Looking for the Face I had before the world was made
by Terry Talty
January 30, 2010
DENVER, COLORADO - Representing the human face in art is a little like telling everyone who you're sleeping with. You're admitting what you find attractive (akin to buying unusual art - you must like this weird thing - it says to anyone who might see it in your house).
When you paint heads, you're showing what you think is human. If you paint with accuracy and copy every detail of a face, you're placed in a sub-genre: photorealism, or worse portraiture. Like the artist/photographer in the neighborhood portrait studio, you're an artist with the narrow vision of seeing just one face. And this is a valuable mission when you're hired by a high-school senior to make something for the yearbook. It's a different mission to paint what you want to represent humanity. Many contemporary artists use a cartoon, a symbol, or some other kind of messy mark or gesture to depict the every-face. Michaƫl Borremans blur some, and focuses well on the nondescript parts as he works to find another way to that universal face.
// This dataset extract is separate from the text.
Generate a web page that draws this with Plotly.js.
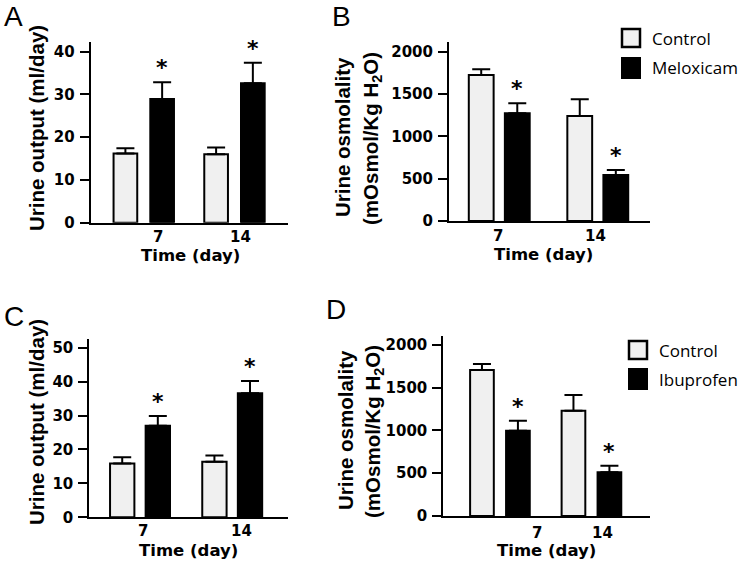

The show called Looking for the face I had before the world was made is six-different exhibitions by six artists that opened Jan. 29 at the Museum of Contemporary Art Denver. Borremans' paintings, about 10, are in the main floor gallery.
The faces in the paintings are not engaging the viewer. We are looking from the back of heads, at someone looking away, at the profile of an artist intent on something oblique to us. The colors are somber and in one, the subject is a thorny stick leaning against the wall. In one, the figure is wearing a tight cap that seems to have mouse ears sewn onto it.
'No one would be caught dead in such a hat unless it was a costume, says my friend, nudging me. My friend has the rare profession today of being a housewife.
Try to mentally draw this threesome as the universal. The guy can pose showing his left or right side and play the part of twice as many characters.
I let Photoshop help me try to find the 'common human.' I eliminate until I get there, worry I've taken away to much, or kept too much. When I'm done, I'll mentally put this face, these faces, in a scene that we all do: look at our hands, scratch an itch or turn away from someone looking at us. Give it a try, and then come back and look at these paintings.
The primordial human face -- one to whom we can all relate -- is cold and sad like the feeling in this gallery. We are not inside this human. We are looking at it from a separate skull. The feeling is completely different feeling than the Renaissance window to the world where we look into a picture and buy the illusion, as if it's a window onto a painted scene.
I'm pretty sure Photoshop and I have a long way to go before we finally create the meta-face, but when I look back at the Borremans painting where that I was trying to understand in that exercise, I notice they are not like the open magazine painting. They don't prompt me to feel 'hey, we're all looking at the same stuff. I can really feel I'm seeing with that figure's eyes.'
Instead, I question, 'hey, is that what I look like to the world?'
The name of this exhibition, of which these paintings are just one part, is "Looking for the Face I Had Before the World Was Made," taken from a line in a poem was W.B. Yeats. And if Borresmans has found the face that we had before the world was made ... have I always looked that alone?